>> Begin Material to process

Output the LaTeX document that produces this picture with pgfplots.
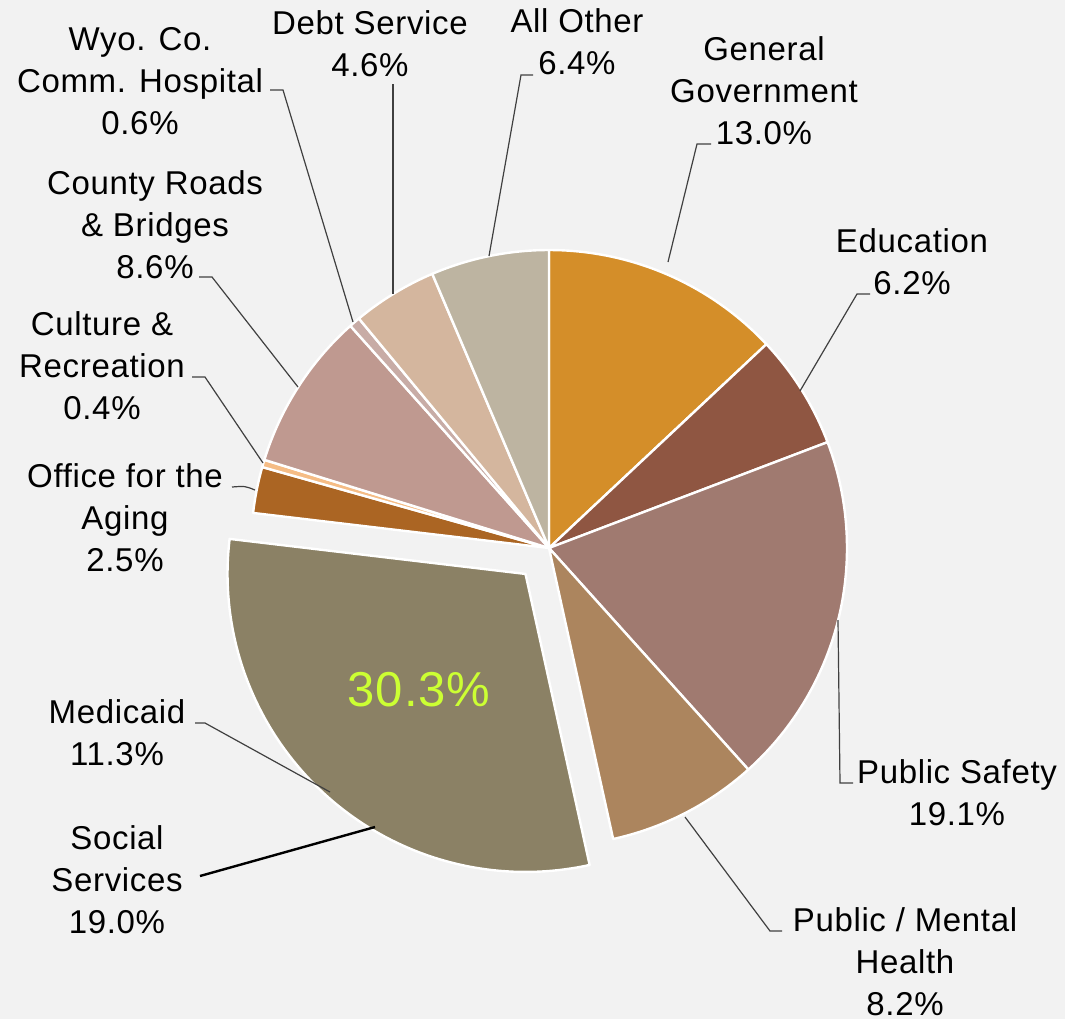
\documentclass[border=0pt]{standalone}
\usepackage{pgfplots}
\pgfplotsset{compat=1.18}
\usepackage{fontspec}
\setmainfont{Liberation Sans}[LetterSpace=2.0]
\definecolor{bg}{HTML}{F2F2F2}
\definecolor{cGen}{HTML}{D48E29}
\definecolor{cEdu}{HTML}{8F5642}
\definecolor{cSafe}{HTML}{A07A70}
\definecolor{cPMH}{HTML}{AC855E}
\definecolor{cSoc}{HTML}{8B8165}
\definecolor{cAge}{HTML}{AB6523}
\definecolor{cCul}{HTML}{F5BC85}
\definecolor{cRoad}{HTML}{BF9990}
\definecolor{cWyo}{HTML}{C8ACA6}
\definecolor{cDebt}{HTML}{D4B69E}
\definecolor{cOth}{HTML}{BDB4A1}
\definecolor{cLbl}{HTML}{CCFF33}
\definecolor{lead}{HTML}{404040}
\tikzset{lbl/.style={align=center, font=\fontsize{16.5}{21}\selectfont, text=black, inner sep=0pt}}
% pie geometry (pixel units of the reference)
\def\pcx{549}\def\pcy{548}\def\pr{298}\def\ptot{99.9}
\def\cum{0}
\pgfmathsetmacro\kdeg{360/\ptot}
\newcommand\slice[3][0]{% [explode px]{value %}{colour}
  \pgfmathsetmacro\aS{90-\kdeg*\cum}%
  \pgfmathsetmacro\aE{90-\kdeg*(\cum+#2)}%
  \pgfmathsetmacro\aM{(\aS+\aE)/2}%
  \pgfmathsetmacro\scx{\pcx+#1*cos(\aM)}%
  \pgfmathsetmacro\scy{\pcy-#1*sin(\aM)}%
  \edef\tmp{\noexpand\addplot[fill=#3,draw=white,line width=1.2pt,line join=round,domain=\aE:\aS,samples=90]
    ({\scx+\pr*cos(x)},{\scy-\pr*sin(x)}) -- (axis cs:\scx,\scy) -- cycle;}%
  \tmp
  \pgfmathsetmacro\newcum{\cum+#2}%
  \xdef\cum{\newcum}%
}
\begin{document}
\begin{tikzpicture}
\fill[bg] (0,0) rectangle (532.5pt,509.5pt);
\begin{axis}[scale only axis, width=532.5pt, height=509.5pt,
  xmin=0, xmax=1065, ymin=0, ymax=1019, y dir=reverse,
  hide axis, clip=false]
% values in percent, clockwise from 12 o'clock
\slice{13.0}{cGen}        % General Government
\slice{6.2}{cEdu}         % Education
\slice{19.1}{cSafe}       % Public Safety
\slice{8.2}{cPMH}         % Public / Mental Health
\slice[35]{19.0+11.3}{cSoc} % Social Services + Medicaid (exploded)
\slice{2.5}{cAge}         % Office for the Aging
\slice{0.4}{cCul}         % Culture & Recreation
\slice{8.6}{cRoad}        % County Roads & Bridges
\slice{0.6}{cWyo}         % Wyo. Co. Comm. Hospital
\slice{4.6}{cDebt}        % Debt Service
\slice{6.4}{cOth}         % All Other
% leader lines
\draw[lead, line width=0.6pt] (axis cs:270,90) -- (axis cs:283,90) -- (axis cs:353,322);
\draw[lead, line width=0.6pt] (axis cs:393,84) -- (axis cs:393,294);
\draw[lead, line width=0.6pt] (axis cs:533,75) -- (axis cs:521,75) -- (axis cs:489,256);
\draw[lead, line width=0.6pt] (axis cs:711,144) -- (axis cs:697,144) -- (axis cs:668,262);
\draw[lead, line width=0.6pt] (axis cs:870,294) -- (axis cs:857,294) -- (axis cs:800,391);
\draw[lead, line width=0.6pt] (axis cs:838,620) -- (axis cs:840,783) -- (axis cs:853,783);
\draw[lead, line width=0.6pt] (axis cs:685,817) -- (axis cs:770,931) -- (axis cs:782,931);
\draw[lead, line width=0.6pt] (axis cs:195,723) -- (axis cs:205,723) -- (axis cs:330,792);
\draw[black, line width=1.2pt] (axis cs:200,876) -- (axis cs:375,827);
\draw[lead, line width=0.6pt] (axis cs:232,487) .. controls (axis cs:245,486) .. (axis cs:255,490);
\draw[lead, line width=0.6pt] (axis cs:192,377) -- (axis cs:205,377) -- (axis cs:263,463);
\draw[lead, line width=0.6pt] (axis cs:199,277) -- (axis cs:212,277) -- (axis cs:298,387);
% labels
\node[lbl] at (axis cs:140,81) {Wyo. Co.\\Comm. Hospital\\0.6\%};
\node[lbl] at (axis cs:370,44) {Debt Service\\4.6\%};
\node[lbl] at (axis cs:577,42) {All Other\\6.4\%};
\node[lbl] at (axis cs:764,91) {General\\Government\\13.0\%};
\node[lbl] at (axis cs:912,262) {Education\\6.2\%};
\node[lbl] at (axis cs:957,793) {Public Safety\\19.1\%};
\node[lbl] at (axis cs:905,962) {Public / Mental\\Health\\8.2\%};
\node[lbl] at (axis cs:117,733) {Medicaid\\11.3\%};
\node[lbl] at (axis cs:117,880) {Social\\Services\\19.0\%};
\node[lbl] at (axis cs:125,518) {Office for the\\Aging\\2.5\%};
\node[lbl] at (axis cs:102,366) {Culture \&\\Recreation\\0.4\%};
\node[lbl] at (axis cs:155,225) {County Roads\\\& Bridges\\8.6\%};
\node[lbl, text=cLbl, font=\fontsize{24.5}{28}\selectfont] at (axis cs:419,690) {30.3\%};
\end{axis}
\end{tikzpicture}
\end{document}
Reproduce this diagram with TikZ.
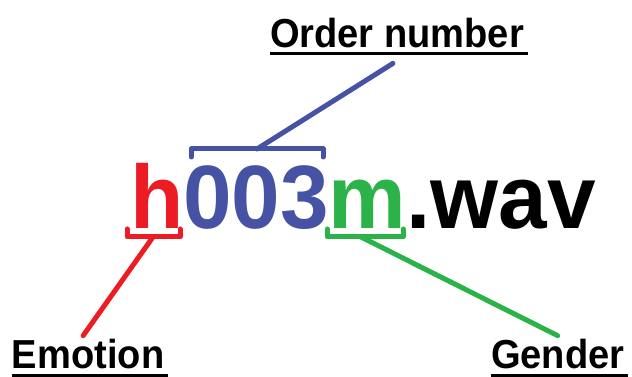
\documentclass[tikz,border=0pt]{standalone}
\usepackage{fontspec}
\setmainfont{Liberation Sans}
\usepackage{tikz}
\definecolor{emored}{RGB}{237,28,36}
\definecolor{numblue}{RGB}{70,82,163}
\definecolor{gengreen}{RGB}{43,179,74}

\begin{document}
\begin{tikzpicture}[
    x=1pt, y=1pt,
    every node/.style = {
      inner sep=0pt,
      outer sep=0pt
    },
    partname/.style = {
      font=\bfseries\fontsize{90}{90}\selectfont,
      xscale=0.97,
      anchor=base west
    },
    tagname/.style = {
      font=\bfseries\fontsize{40.5}{40.5}\selectfont,
      xscale=0.94,
      anchor=base west
    },
    brace/.style = {line width=5pt, line join=round, line cap=round},
    pointer/.style = {line width=5pt, line cap=round},
    underline/.style = {line width=3pt}
  ]
    \useasboundingbox (0,0) rectangle (632,377);

    % File name
    \node[partname, text=emored] (emo) at (130,148) {h};
    \node[partname, text=numblue] (num) at (emo.base east) {003};
    \node[partname, text=gengreen] (gen) at (num.base east) {m};
    \node[partname] (ext) at (gen.base east) {.wav};

    % Labels
    \node[tagname] (numlab) at (270,329.5) {Order number};
    \node[tagname] (emolab) at (12,8) {Emotion};
    \node[tagname] (genlab) at (491,8) {Gender};
    \foreach \lab in {numlab, emolab, genlab}
      \draw[underline] ([yshift=-6.5pt]\lab.base west)
        -- ([xshift=4pt,yshift=-6.5pt]\lab.base east);

    % Brackets
    \draw[brace, numblue] (191,220) -- (191,228) -- (323,228) -- (323,220);
    \draw[brace, emored] (127,148) -- (127,140) -- (180,140) -- (180,148);
    \draw[brace, gengreen] (327,148) -- (327,140) -- (403,140) -- (403,148);
    \coordinate (numtip) at (257,228);
    \coordinate (emotip) at (153,140);
    \coordinate (gentip) at (361,140);

    % Pointers
    \draw[pointer, numblue] (numtip) -- ([xshift=-4pt,yshift=-15.5pt]numlab.south);
    \draw[pointer, emored] (emotip) -- ([xshift=-5pt,yshift=4pt]emolab.north);
    \draw[pointer, gengreen] (gentip) -- ([yshift=4pt]genlab.north);
  \end{tikzpicture}
\end{document}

>> End Material to process

■ What is asked
With the pictures left out, transcribe the material exactly.

■ Response for this exercise
Output the LaTeX document that produces this picture with pgfplots.
\documentclass[border=0pt]{standalone}
\usepackage{pgfplots}
\pgfplotsset{compat=1.18}
\usepackage{fontspec}
\setmainfont{Liberation Sans}[LetterSpace=2.0]
\definecolor{bg}{HTML}{F2F2F2}
\definecolor{cGen}{HTML}{D48E29}
\definecolor{cEdu}{HTML}{8F5642}
\definecolor{cSafe}{HTML}{A07A70}
\definecolor{cPMH}{HTML}{AC855E}
\definecolor{cSoc}{HTML}{8B8165}
\definecolor{cAge}{HTML}{AB6523}
\definecolor{cCul}{HTML}{F5BC85}
\definecolor{cRoad}{HTML}{BF9990}
\definecolor{cWyo}{HTML}{C8ACA6}
\definecolor{cDebt}{HTML}{D4B69E}
\definecolor{cOth}{HTML}{BDB4A1}
\definecolor{cLbl}{HTML}{CCFF33}
\definecolor{lead}{HTML}{404040}
\tikzset{lbl/.style={align=center, font=\fontsize{16.5}{21}\selectfont, text=black, inner sep=0pt}}
% pie geometry (pixel units of the reference)
\def\pcx{549}\def\pcy{548}\def\pr{298}\def\ptot{99.9}
\def\cum{0}
\pgfmathsetmacro\kdeg{360/\ptot}
\newcommand\slice[3][0]{% [explode px]{value %}{colour}
  \pgfmathsetmacro\aS{90-\kdeg*\cum}%
  \pgfmathsetmacro\aE{90-\kdeg*(\cum+#2)}%
  \pgfmathsetmacro\aM{(\aS+\aE)/2}%
  \pgfmathsetmacro\scx{\pcx+#1*cos(\aM)}%
  \pgfmathsetmacro\scy{\pcy-#1*sin(\aM)}%
  \edef\tmp{\noexpand\addplot[fill=#3,draw=white,line width=1.2pt,line join=round,domain=\aE:\aS,samples=90]
    ({\scx+\pr*cos(x)},{\scy-\pr*sin(x)}) -- (axis cs:\scx,\scy) -- cycle;}%
  \tmp
  \pgfmathsetmacro\newcum{\cum+#2}%
  \xdef\cum{\newcum}%
}
\begin{document}
\begin{tikzpicture}
\fill[bg] (0,0) rectangle (532.5pt,509.5pt);
\begin{axis}[scale only axis, width=532.5pt, height=509.5pt,
  xmin=0, xmax=1065, ymin=0, ymax=1019, y dir=reverse,
  hide axis, clip=false]
% values in percent, clockwise from 12 o'clock
\slice{13.0}{cGen}        % General Government
\slice{6.2}{cEdu}         % Education
\slice{19.1}{cSafe}       % Public Safety
\slice{8.2}{cPMH}         % Public / Mental Health
\slice[35]{19.0+11.3}{cSoc} % Social Services + Medicaid (exploded)
\slice{2.5}{cAge}         % Office for the Aging
\slice{0.4}{cCul}         % Culture & Recreation
\slice{8.6}{cRoad}        % County Roads & Bridges
\slice{0.6}{cWyo}         % Wyo. Co. Comm. Hospital
\slice{4.6}{cDebt}        % Debt Service
\slice{6.4}{cOth}         % All Other
% leader lines
\draw[lead, line width=0.6pt] (axis cs:270,90) -- (axis cs:283,90) -- (axis cs:353,322);
\draw[lead, line width=0.6pt] (axis cs:393,84) -- (axis cs:393,294);
\draw[lead, line width=0.6pt] (axis cs:533,75) -- (axis cs:521,75) -- (axis cs:489,256);
\draw[lead, line width=0.6pt] (axis cs:711,144) -- (axis cs:697,144) -- (axis cs:668,262);
\draw[lead, line width=0.6pt] (axis cs:870,294) -- (axis cs:857,294) -- (axis cs:800,391);
\draw[lead, line width=0.6pt] (axis cs:838,620) -- (axis cs:840,783) -- (axis cs:853,783);
\draw[lead, line width=0.6pt] (axis cs:685,817) -- (axis cs:770,931) -- (axis cs:782,931);
\draw[lead, line width=0.6pt] (axis cs:195,723) -- (axis cs:205,723) -- (axis cs:330,792);
\draw[black, line width=1.2pt] (axis cs:200,876) -- (axis cs:375,827);
\draw[lead, line width=0.6pt] (axis cs:232,487) .. controls (axis cs:245,486) .. (axis cs:255,490);
\draw[lead, line width=0.6pt] (axis cs:192,377) -- (axis cs:205,377) -- (axis cs:263,463);
\draw[lead, line width=0.6pt] (axis cs:199,277) -- (axis cs:212,277) -- (axis cs:298,387);
% labels
\node[lbl] at (axis cs:140,81) {Wyo. Co.\\Comm. Hospital\\0.6\%};
\node[lbl] at (axis cs:370,44) {Debt Service\\4.6\%};
\node[lbl] at (axis cs:577,42) {All Other\\6.4\%};
\node[lbl] at (axis cs:764,91) {General\\Government\\13.0\%};
\node[lbl] at (axis cs:912,262) {Education\\6.2\%};
\node[lbl] at (axis cs:957,793) {Public Safety\\19.1\%};
\node[lbl] at (axis cs:905,962) {Public / Mental\\Health\\8.2\%};
\node[lbl] at (axis cs:117,733) {Medicaid\\11.3\%};
\node[lbl] at (axis cs:117,880) {Social\\Services\\19.0\%};
\node[lbl] at (axis cs:125,518) {Office for the\\Aging\\2.5\%};
\node[lbl] at (axis cs:102,366) {Culture \&\\Recreation\\0.4\%};
\node[lbl] at (axis cs:155,225) {County Roads\\\& Bridges\\8.6\%};
\node[lbl, text=cLbl, font=\fontsize{24.5}{28}\selectfont] at (axis cs:419,690) {30.3\%};
\end{axis}
\end{tikzpicture}
\end{document}
Reproduce this diagram with TikZ.
\documentclass[tikz,border=0pt]{standalone}
\usepackage{fontspec}
\setmainfont{Liberation Sans}
\usepackage{tikz}
\definecolor{emored}{RGB}{237,28,36}
\definecolor{numblue}{RGB}{70,82,163}
\definecolor{gengreen}{RGB}{43,179,74}

\begin{document}
\begin{tikzpicture}[
    x=1pt, y=1pt,
    every node/.style = {
      inner sep=0pt,
      outer sep=0pt
    },
    partname/.style = {
      font=\bfseries\fontsize{90}{90}\selectfont,
      xscale=0.97,
      anchor=base west
    },
    tagname/.style = {
      font=\bfseries\fontsize{40.5}{40.5}\selectfont,
      xscale=0.94,
      anchor=base west
    },
    brace/.style = {line width=5pt, line join=round, line cap=round},
    pointer/.style = {line width=5pt, line cap=round},
    underline/.style = {line width=3pt}
  ]
    \useasboundingbox (0,0) rectangle (632,377);

    % File name
    \node[partname, text=emored] (emo) at (130,148) {h};
    \node[partname, text=numblue] (num) at (emo.base east) {003};
    \node[partname, text=gengreen] (gen) at (num.base east) {m};
    \node[partname] (ext) at (gen.base east) {.wav};

    % Labels
    \node[tagname] (numlab) at (270,329.5) {Order number};
    \node[tagname] (emolab) at (12,8) {Emotion};
    \node[tagname] (genlab) at (491,8) {Gender};
    \foreach \lab in {numlab, emolab, genlab}
      \draw[underline] ([yshift=-6.5pt]\lab.base west)
        -- ([xshift=4pt,yshift=-6.5pt]\lab.base east);

    % Brackets
    \draw[brace, numblue] (191,220) -- (191,228) -- (323,228) -- (323,220);
    \draw[brace, emored] (127,148) -- (127,140) -- (180,140) -- (180,148);
    \draw[brace, gengreen] (327,148) -- (327,140) -- (403,140) -- (403,148);
    \coordinate (numtip) at (257,228);
    \coordinate (emotip) at (153,140);
    \coordinate (gentip) at (361,140);

    % Pointers
    \draw[pointer, numblue] (numtip) -- ([xshift=-4pt,yshift=-15.5pt]numlab.south);
    \draw[pointer, emored] (emotip) -- ([xshift=-5pt,yshift=4pt]emolab.north);
    \draw[pointer, gengreen] (gentip) -- ([yshift=4pt]genlab.north);
  \end{tikzpicture}
\end{document}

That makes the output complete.